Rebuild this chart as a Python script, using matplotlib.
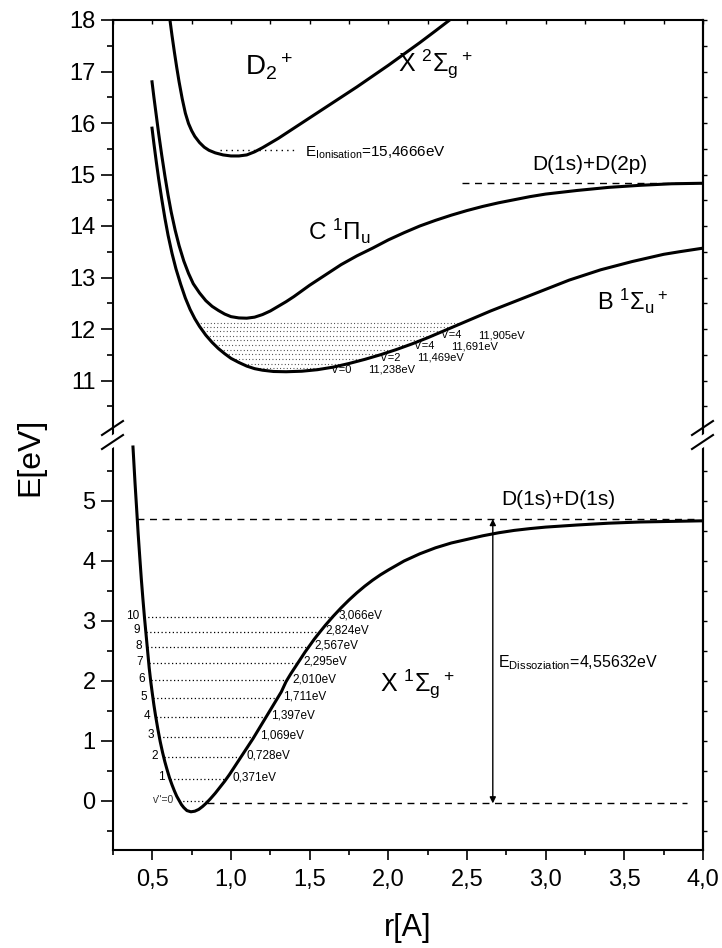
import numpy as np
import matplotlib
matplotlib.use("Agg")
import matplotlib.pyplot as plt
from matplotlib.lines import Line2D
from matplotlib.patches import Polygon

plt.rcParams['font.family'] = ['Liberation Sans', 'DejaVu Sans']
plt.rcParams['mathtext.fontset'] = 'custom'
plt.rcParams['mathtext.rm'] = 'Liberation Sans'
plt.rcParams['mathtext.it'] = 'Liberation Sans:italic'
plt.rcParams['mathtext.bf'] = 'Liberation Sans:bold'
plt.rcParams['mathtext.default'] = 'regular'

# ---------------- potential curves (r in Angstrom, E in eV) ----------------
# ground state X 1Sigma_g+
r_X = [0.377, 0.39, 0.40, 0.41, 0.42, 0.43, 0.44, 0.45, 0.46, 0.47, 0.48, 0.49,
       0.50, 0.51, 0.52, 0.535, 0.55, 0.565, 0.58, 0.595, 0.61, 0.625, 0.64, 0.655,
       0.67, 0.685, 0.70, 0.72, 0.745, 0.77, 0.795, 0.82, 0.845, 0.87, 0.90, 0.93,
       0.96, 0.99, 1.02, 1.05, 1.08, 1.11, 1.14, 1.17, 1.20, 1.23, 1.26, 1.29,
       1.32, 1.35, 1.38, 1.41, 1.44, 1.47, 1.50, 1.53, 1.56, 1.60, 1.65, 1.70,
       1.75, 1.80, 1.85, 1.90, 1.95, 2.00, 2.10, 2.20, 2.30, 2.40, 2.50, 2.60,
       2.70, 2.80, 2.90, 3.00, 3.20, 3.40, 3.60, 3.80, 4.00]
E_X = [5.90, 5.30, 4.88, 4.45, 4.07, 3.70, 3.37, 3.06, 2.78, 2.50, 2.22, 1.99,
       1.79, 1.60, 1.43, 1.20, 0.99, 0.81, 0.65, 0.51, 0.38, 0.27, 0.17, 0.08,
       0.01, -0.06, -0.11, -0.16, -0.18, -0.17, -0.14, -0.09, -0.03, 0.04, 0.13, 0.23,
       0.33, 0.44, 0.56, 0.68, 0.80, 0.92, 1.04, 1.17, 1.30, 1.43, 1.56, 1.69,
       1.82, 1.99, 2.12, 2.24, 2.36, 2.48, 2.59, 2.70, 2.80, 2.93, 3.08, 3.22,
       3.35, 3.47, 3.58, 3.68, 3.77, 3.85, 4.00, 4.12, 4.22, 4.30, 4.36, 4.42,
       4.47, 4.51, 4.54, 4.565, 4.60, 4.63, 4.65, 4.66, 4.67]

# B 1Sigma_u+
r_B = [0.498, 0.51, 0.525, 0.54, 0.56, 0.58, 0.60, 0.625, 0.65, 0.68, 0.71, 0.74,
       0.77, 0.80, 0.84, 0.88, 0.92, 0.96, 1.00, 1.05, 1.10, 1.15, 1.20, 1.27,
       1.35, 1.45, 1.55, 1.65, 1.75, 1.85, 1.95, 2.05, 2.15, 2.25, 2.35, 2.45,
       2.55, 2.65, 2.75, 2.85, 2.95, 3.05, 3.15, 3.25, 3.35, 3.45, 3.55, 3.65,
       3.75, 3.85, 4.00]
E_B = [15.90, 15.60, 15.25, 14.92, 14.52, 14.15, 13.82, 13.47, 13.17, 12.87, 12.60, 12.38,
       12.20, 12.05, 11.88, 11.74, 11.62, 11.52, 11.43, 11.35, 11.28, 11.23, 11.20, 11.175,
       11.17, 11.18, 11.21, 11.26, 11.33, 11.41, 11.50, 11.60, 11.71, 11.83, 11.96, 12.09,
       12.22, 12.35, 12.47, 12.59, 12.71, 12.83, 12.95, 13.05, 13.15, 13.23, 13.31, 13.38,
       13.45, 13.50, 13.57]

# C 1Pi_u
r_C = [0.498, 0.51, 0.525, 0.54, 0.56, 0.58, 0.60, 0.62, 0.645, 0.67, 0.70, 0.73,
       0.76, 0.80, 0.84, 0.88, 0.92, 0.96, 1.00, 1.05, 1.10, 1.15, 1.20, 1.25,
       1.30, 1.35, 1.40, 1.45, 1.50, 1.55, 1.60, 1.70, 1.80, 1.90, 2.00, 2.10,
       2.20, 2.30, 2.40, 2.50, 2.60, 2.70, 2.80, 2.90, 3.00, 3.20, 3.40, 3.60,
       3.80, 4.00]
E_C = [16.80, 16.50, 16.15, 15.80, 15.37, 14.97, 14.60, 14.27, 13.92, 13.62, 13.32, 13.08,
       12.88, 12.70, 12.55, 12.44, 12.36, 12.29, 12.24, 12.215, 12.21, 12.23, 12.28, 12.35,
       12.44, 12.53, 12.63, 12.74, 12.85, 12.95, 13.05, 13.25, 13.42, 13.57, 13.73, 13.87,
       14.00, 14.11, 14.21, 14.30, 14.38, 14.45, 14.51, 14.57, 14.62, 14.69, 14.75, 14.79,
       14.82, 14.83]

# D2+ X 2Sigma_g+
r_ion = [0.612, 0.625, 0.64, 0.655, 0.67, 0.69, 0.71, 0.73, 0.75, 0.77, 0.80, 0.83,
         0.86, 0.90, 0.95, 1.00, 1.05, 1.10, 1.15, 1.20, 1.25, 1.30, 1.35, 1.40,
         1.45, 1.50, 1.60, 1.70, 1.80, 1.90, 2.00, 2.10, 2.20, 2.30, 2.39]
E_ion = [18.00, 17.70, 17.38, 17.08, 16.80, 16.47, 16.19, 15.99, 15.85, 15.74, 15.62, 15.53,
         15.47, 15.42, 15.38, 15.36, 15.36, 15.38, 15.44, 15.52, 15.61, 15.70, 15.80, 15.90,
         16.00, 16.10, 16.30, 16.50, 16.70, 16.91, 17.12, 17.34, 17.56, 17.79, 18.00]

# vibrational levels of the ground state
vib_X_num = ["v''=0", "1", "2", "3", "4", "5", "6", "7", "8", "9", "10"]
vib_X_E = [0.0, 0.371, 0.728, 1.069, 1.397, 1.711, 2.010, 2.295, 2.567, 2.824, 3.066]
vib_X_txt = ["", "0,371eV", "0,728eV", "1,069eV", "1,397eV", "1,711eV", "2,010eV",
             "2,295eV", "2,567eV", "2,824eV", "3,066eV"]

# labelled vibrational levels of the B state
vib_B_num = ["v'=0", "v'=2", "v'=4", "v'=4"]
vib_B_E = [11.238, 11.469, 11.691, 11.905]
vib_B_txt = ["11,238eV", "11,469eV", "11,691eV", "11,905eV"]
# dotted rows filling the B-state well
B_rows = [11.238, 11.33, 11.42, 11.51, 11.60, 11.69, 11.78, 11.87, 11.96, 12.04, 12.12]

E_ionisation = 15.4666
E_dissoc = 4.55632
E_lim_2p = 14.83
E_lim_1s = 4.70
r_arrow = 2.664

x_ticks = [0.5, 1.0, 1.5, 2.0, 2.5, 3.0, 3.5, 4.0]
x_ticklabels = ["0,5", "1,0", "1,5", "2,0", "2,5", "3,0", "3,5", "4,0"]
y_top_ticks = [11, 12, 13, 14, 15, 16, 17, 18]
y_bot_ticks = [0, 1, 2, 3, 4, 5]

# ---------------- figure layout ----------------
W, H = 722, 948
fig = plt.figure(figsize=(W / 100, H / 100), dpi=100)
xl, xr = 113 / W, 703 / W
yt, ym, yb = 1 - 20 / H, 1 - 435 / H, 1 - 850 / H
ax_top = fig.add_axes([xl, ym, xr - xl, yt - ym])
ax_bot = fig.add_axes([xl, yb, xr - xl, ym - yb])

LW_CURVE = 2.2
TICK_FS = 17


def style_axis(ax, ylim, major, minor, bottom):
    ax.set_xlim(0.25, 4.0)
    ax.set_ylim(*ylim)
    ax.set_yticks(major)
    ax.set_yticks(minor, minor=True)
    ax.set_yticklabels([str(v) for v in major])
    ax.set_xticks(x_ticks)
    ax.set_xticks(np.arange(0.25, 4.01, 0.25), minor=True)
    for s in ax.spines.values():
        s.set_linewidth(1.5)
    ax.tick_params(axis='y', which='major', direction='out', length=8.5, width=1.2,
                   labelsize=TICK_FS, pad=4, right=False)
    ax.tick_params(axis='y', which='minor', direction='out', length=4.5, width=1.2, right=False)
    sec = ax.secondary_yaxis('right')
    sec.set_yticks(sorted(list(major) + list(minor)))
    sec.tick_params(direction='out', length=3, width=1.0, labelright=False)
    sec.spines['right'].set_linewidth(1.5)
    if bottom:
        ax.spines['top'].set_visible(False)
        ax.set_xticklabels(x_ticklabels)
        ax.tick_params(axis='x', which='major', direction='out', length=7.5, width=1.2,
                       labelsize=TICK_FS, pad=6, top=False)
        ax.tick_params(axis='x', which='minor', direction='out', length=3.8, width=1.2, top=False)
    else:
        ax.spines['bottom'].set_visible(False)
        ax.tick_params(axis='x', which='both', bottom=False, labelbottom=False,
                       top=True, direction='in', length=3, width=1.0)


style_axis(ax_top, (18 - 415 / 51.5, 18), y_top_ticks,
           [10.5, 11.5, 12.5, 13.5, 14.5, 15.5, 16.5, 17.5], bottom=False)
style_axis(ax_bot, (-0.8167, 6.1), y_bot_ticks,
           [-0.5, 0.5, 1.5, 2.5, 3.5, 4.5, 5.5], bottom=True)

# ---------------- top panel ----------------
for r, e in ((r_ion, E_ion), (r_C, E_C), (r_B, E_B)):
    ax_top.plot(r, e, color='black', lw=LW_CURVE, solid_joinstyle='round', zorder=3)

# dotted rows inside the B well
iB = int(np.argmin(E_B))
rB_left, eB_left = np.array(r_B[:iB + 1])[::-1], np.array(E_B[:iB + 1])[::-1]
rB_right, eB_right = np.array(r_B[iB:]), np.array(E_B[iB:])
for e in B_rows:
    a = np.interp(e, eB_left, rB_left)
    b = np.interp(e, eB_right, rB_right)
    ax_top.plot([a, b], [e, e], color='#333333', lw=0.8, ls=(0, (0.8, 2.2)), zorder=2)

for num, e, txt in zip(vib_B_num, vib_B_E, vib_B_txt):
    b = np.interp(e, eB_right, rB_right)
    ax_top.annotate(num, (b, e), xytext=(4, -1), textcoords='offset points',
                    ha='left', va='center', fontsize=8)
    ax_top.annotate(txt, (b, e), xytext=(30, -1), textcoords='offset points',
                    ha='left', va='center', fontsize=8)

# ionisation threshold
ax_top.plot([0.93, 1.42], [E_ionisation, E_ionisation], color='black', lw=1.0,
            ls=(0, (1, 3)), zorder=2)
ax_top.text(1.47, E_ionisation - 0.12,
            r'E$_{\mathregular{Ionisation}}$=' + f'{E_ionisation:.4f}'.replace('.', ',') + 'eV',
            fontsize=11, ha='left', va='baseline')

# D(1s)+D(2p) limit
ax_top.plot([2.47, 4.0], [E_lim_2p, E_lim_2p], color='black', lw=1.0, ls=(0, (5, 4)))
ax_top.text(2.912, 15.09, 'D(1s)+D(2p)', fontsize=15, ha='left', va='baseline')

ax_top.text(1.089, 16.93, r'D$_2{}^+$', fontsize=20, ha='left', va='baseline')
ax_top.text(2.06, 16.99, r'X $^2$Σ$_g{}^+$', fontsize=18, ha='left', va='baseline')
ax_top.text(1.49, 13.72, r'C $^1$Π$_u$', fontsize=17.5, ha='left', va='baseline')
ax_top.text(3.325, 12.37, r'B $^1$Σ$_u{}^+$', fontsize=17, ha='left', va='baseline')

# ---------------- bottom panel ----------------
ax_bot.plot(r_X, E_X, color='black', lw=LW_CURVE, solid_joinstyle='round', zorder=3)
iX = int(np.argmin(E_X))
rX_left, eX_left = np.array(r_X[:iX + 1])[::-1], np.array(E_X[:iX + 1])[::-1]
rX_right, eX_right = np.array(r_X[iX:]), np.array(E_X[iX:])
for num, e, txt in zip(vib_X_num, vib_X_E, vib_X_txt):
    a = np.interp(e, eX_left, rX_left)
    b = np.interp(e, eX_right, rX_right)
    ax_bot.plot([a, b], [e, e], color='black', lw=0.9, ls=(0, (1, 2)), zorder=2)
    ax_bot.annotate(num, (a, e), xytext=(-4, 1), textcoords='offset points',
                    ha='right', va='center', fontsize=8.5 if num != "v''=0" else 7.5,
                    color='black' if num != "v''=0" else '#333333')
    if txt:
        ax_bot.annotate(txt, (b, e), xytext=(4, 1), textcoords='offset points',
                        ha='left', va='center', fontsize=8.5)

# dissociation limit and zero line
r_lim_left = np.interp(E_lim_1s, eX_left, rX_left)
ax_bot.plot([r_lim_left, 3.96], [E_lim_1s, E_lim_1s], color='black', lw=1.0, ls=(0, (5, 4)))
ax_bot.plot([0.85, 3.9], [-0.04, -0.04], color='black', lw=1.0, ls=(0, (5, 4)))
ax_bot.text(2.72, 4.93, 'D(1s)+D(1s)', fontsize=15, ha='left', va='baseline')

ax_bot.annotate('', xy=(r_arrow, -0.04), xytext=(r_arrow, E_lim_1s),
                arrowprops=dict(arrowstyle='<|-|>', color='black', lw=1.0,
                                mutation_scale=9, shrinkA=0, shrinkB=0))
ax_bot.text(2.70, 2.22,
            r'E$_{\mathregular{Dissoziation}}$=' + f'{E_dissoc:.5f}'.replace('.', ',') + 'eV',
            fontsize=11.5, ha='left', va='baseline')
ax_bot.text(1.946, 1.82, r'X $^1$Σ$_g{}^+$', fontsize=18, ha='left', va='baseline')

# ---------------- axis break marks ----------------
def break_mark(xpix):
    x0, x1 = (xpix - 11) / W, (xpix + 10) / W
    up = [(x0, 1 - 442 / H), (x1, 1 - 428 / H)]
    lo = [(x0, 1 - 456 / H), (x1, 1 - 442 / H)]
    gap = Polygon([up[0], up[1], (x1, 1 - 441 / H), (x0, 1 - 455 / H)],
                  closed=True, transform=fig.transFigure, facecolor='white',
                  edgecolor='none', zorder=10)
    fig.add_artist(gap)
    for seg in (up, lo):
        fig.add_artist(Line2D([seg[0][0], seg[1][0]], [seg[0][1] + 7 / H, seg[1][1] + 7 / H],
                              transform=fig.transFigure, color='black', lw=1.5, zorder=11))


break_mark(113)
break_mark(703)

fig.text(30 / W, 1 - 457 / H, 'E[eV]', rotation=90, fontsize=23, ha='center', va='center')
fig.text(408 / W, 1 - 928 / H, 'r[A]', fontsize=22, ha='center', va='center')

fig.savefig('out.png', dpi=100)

::::

> _Your goal_
With all pictures left out, please transcribe exactly the lines from the start of the material through the line with "4.47, 4.51, 4.54, 4.565, 4.60, 4.63, 4.65, 4.66, 4.67]".

> _Final result_
Rebuild this chart as a Python script, using matplotlib.
import numpy as np
import matplotlib
matplotlib.use("Agg")
import matplotlib.pyplot as plt
from matplotlib.lines import Line2D
from matplotlib.patches import Polygon

plt.rcParams['font.family'] = ['Liberation Sans', 'DejaVu Sans']
plt.rcParams['mathtext.fontset'] = 'custom'
plt.rcParams['mathtext.rm'] = 'Liberation Sans'
plt.rcParams['mathtext.it'] = 'Liberation Sans:italic'
plt.rcParams['mathtext.bf'] = 'Liberation Sans:bold'
plt.rcParams['mathtext.default'] = 'regular'

# ---------------- potential curves (r in Angstrom, E in eV) ----------------
# ground state X 1Sigma_g+
r_X = [0.377, 0.39, 0.40, 0.41, 0.42, 0.43, 0.44, 0.45, 0.46, 0.47, 0.48, 0.49,
       0.50, 0.51, 0.52, 0.535, 0.55, 0.565, 0.58, 0.595, 0.61, 0.625, 0.64, 0.655,
       0.67, 0.685, 0.70, 0.72, 0.745, 0.77, 0.795, 0.82, 0.845, 0.87, 0.90, 0.93,
       0.96, 0.99, 1.02, 1.05, 1.08, 1.11, 1.14, 1.17, 1.20, 1.23, 1.26, 1.29,
       1.32, 1.35, 1.38, 1.41, 1.44, 1.47, 1.50, 1.53, 1.56, 1.60, 1.65, 1.70,
       1.75, 1.80, 1.85, 1.90, 1.95, 2.00, 2.10, 2.20, 2.30, 2.40, 2.50, 2.60,
       2.70, 2.80, 2.90, 3.00, 3.20, 3.40, 3.60, 3.80, 4.00]
E_X = [5.90, 5.30, 4.88, 4.45, 4.07, 3.70, 3.37, 3.06, 2.78, 2.50, 2.22, 1.99,
       1.79, 1.60, 1.43, 1.20, 0.99, 0.81, 0.65, 0.51, 0.38, 0.27, 0.17, 0.08,
       0.01, -0.06, -0.11, -0.16, -0.18, -0.17, -0.14, -0.09, -0.03, 0.04, 0.13, 0.23,
       0.33, 0.44, 0.56, 0.68, 0.80, 0.92, 1.04, 1.17, 1.30, 1.43, 1.56, 1.69,
       1.82, 1.99, 2.12, 2.24, 2.36, 2.48, 2.59, 2.70, 2.80, 2.93, 3.08, 3.22,
       3.35, 3.47, 3.58, 3.68, 3.77, 3.85, 4.00, 4.12, 4.22, 4.30, 4.36, 4.42,
       4.47, 4.51, 4.54, 4.565, 4.60, 4.63, 4.65, 4.66, 4.67]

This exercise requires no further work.